A perhaps surprising aspect of the region’s game farming industry is its contribution to wildlife conservation – despite (or perhaps because of) its focus on hunting and meat production. ‘Over the past few decades of game ranching, game numbers in South Africa have increased from less than 500 000 to almost 20 million,’ says Oberem. ‘The area covered is almost 20 million ha, or 20% of South Africa’s agricultural land.’ Independent research by the Endangered Wildlife Trust (EWT) confirms this.

Ecotourism, live-game sales, game-meat production and hunting are the four main components of the wildlife ranching sector

In 2016, it completed a national study on the wildlife ranching sector of South Africa, and found an estimated 9 000 wildlife properties, covering an area approximately 2.2 times greater than South Africa’s state-protected area network. ‘The majority of such ranches have been converted from livestock farms after it became more economically viable to keep and use wildlife for commercial purposes,’ according to the EWT.

In a report, Andrew Taylor, EWT trade and ranching project manager, writes: ‘Our study reiterates earlier findings that wildlife ranching is a thriving industry in South Africa and that the sustainable use of our wildlife resources can contribute important conservation, economic and social benefits to the biodiversity economy when it is practised responsibly.’

Oberem points to the ‘huge impact’ on threatened species in particular. ‘There were fewer than 100 rhino in South Africa during the 1960s, and today we hold almost 20 000 or 90%, of which 35% are on private land, of all rhino in the world. Similarly, game ranching has played significant roles in ensuring the survival of bontebok, Cape Mountain zebra, sable antelope, roan antelope – 90% of which are in private hands – and many other species, such as the geometric tortoise and the Waterberg copper butterfly. Those 20 million ha are now no longer an agricultural monoculture of crops or domestic stock, but show a far greater biodiversity than before.’

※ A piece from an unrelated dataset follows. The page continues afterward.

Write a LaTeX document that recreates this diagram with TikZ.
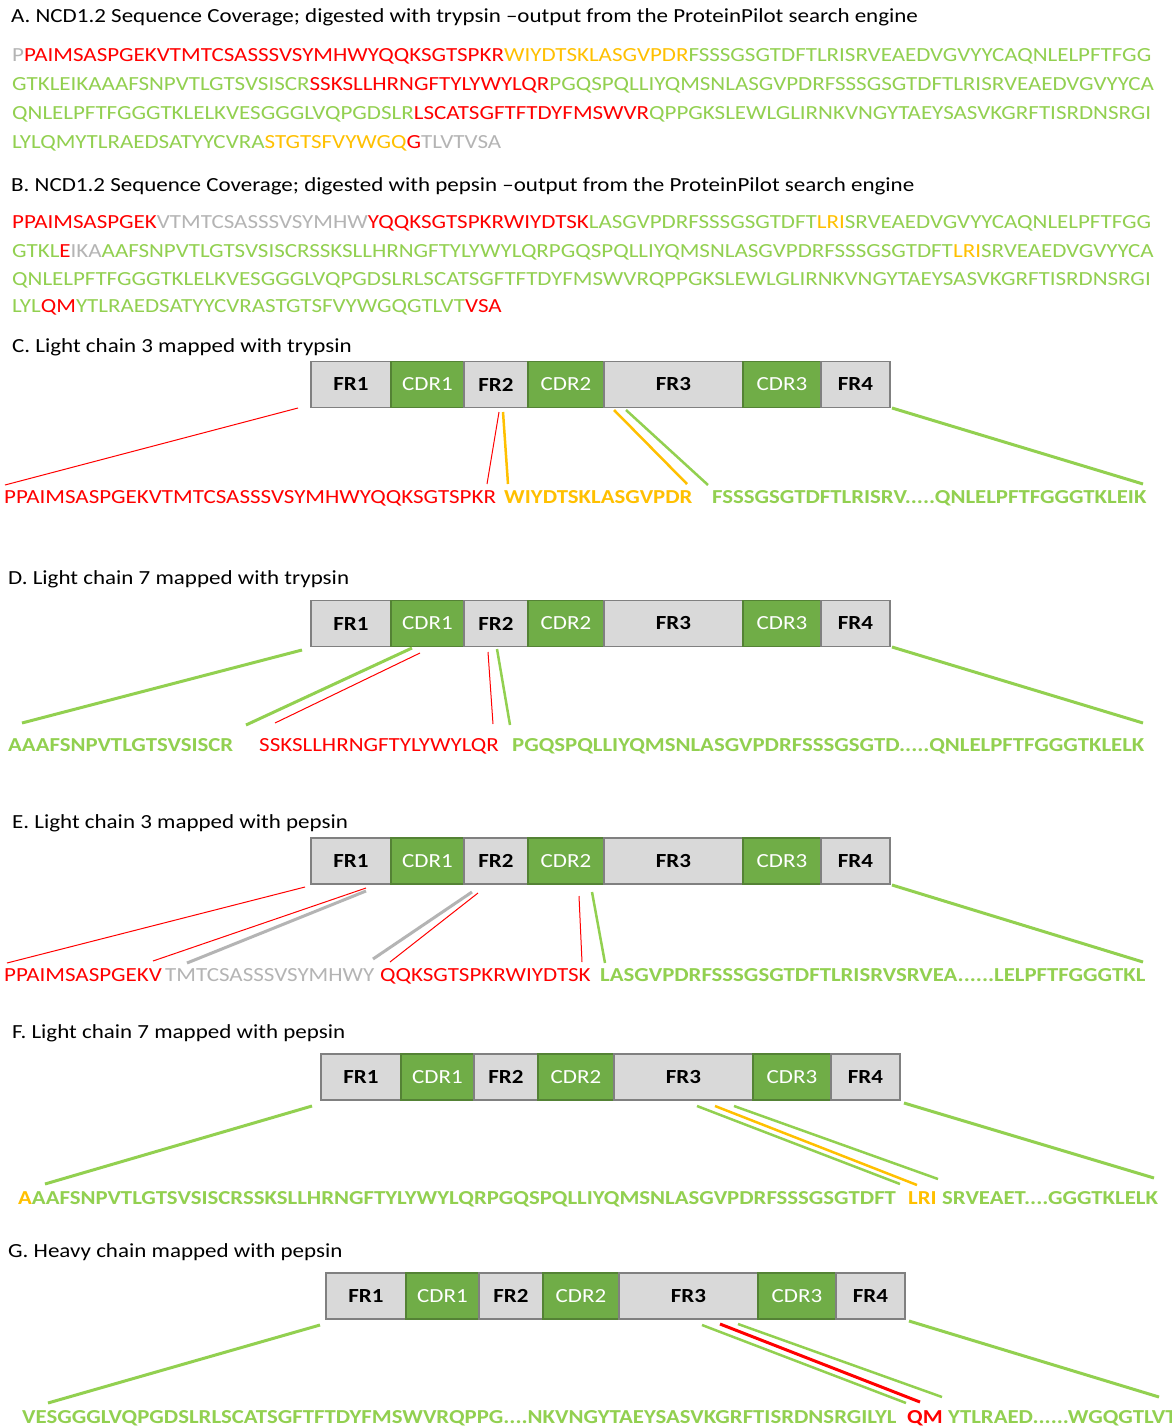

Koen sums up the situation quite simply. ‘We farm with South African products – not alien species,’ he says. ‘That’s the main thing. And because the game industry is so profitable, game ranchers invest back into their farms, whether by combating the encroachment of pests, or…’ (and here he pauses with a smile) ‘…or just because we look after our land better than cattle farmers tend to do with theirs.’